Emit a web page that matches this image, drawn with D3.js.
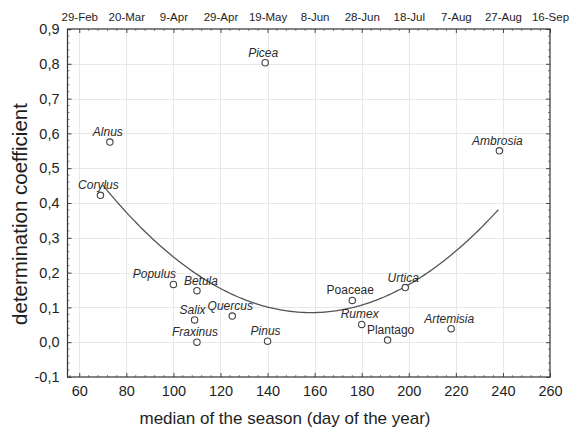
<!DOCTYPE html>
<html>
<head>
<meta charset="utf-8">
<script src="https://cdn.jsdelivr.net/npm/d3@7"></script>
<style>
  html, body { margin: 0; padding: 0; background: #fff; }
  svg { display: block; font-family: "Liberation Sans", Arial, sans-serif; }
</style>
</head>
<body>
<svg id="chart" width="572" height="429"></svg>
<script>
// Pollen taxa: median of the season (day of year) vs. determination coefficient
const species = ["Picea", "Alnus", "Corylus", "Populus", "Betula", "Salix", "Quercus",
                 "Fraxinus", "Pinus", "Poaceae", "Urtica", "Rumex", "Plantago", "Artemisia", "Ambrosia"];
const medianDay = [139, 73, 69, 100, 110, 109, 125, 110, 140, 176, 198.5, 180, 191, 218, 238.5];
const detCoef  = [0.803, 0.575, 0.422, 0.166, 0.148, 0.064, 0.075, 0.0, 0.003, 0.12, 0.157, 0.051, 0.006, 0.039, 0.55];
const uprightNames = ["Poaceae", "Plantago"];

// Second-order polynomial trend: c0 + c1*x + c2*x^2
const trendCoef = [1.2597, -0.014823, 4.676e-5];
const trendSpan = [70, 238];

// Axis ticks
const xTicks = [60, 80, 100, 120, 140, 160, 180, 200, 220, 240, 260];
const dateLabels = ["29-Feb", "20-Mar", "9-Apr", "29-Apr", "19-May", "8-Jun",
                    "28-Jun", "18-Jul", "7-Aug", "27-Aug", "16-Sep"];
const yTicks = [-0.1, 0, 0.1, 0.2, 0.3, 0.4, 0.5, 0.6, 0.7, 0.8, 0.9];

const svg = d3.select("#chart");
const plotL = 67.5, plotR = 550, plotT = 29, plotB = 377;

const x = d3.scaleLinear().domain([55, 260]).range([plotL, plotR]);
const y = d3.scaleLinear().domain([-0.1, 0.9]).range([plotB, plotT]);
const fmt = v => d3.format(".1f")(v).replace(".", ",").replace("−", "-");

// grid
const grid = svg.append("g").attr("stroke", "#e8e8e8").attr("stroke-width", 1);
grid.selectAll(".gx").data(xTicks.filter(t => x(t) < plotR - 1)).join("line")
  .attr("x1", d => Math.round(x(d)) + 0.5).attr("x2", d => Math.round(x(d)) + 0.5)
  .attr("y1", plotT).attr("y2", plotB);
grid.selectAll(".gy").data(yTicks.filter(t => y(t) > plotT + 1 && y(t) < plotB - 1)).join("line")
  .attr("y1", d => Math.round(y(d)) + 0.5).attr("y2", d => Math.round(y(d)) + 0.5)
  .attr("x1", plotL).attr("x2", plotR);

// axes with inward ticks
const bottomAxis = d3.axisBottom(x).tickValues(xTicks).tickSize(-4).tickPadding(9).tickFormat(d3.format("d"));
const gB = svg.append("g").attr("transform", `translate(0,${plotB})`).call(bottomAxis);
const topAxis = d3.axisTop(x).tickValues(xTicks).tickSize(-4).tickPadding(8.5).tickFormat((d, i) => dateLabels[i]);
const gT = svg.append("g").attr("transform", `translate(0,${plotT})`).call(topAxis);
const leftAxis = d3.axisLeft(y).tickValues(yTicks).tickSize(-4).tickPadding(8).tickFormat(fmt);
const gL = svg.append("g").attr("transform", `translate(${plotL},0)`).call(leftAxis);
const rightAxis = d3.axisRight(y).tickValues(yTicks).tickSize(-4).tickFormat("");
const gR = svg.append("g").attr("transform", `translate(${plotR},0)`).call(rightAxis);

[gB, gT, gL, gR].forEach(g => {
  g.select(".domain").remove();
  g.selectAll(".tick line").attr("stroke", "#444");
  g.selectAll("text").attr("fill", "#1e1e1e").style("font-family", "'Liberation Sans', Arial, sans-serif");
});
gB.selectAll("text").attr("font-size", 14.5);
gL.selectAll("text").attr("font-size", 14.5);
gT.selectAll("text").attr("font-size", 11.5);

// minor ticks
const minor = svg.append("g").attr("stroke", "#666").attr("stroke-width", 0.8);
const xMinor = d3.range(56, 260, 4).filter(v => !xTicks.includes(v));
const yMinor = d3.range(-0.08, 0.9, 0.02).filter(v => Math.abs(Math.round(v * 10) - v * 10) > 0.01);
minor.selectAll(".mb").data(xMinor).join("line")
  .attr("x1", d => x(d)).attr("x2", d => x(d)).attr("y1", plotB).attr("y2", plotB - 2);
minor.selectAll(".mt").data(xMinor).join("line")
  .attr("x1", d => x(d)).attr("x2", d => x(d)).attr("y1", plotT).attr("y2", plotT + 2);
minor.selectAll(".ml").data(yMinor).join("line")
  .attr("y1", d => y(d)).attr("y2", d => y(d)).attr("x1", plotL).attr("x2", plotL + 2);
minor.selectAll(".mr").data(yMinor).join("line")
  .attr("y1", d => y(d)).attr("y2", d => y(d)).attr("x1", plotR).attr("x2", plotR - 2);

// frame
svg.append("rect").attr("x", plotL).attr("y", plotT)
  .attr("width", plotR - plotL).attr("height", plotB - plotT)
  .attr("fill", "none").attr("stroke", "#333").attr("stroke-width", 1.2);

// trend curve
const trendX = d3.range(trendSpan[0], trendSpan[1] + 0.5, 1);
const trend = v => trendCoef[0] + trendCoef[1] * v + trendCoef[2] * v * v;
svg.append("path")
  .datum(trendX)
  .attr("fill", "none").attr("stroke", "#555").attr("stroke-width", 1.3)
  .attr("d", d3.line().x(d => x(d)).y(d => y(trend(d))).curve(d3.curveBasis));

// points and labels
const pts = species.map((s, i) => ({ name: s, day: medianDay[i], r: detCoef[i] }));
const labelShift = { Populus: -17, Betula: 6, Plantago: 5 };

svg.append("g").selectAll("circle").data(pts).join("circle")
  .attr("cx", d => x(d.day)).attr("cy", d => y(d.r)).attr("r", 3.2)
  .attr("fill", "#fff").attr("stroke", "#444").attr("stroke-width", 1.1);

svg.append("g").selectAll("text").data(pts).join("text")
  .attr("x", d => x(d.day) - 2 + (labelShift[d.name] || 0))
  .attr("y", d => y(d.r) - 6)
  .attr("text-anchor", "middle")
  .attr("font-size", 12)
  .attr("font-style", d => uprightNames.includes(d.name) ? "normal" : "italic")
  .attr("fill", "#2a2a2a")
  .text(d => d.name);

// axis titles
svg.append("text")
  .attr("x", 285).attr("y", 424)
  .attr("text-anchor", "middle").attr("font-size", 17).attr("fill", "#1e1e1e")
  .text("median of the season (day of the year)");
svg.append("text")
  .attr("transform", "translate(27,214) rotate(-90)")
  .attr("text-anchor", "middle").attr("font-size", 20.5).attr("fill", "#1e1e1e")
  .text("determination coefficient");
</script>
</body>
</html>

——————

* **EXERCISE OBJECTIVE**
Return exactly what appears from the opening line of the material through the line with "const trendSpan = [70, 238];", apart from the pictures.

* **CORRECT RESPONSE**
Emit a web page that matches this image, drawn with D3.js.
<!DOCTYPE html>
<html>
<head>
<meta charset="utf-8">
<script src="https://cdn.jsdelivr.net/npm/d3@7"></script>
<style>
  html, body { margin: 0; padding: 0; background: #fff; }
  svg { display: block; font-family: "Liberation Sans", Arial, sans-serif; }
</style>
</head>
<body>
<svg id="chart" width="572" height="429"></svg>
<script>
// Pollen taxa: median of the season (day of year) vs. determination coefficient
const species = ["Picea", "Alnus", "Corylus", "Populus", "Betula", "Salix", "Quercus",
                 "Fraxinus", "Pinus", "Poaceae", "Urtica", "Rumex", "Plantago", "Artemisia", "Ambrosia"];
const medianDay = [139, 73, 69, 100, 110, 109, 125, 110, 140, 176, 198.5, 180, 191, 218, 238.5];
const detCoef  = [0.803, 0.575, 0.422, 0.166, 0.148, 0.064, 0.075, 0.0, 0.003, 0.12, 0.157, 0.051, 0.006, 0.039, 0.55];
const uprightNames = ["Poaceae", "Plantago"];

// Second-order polynomial trend: c0 + c1*x + c2*x^2
const trendCoef = [1.2597, -0.014823, 4.676e-5];
const trendSpan = [70, 238];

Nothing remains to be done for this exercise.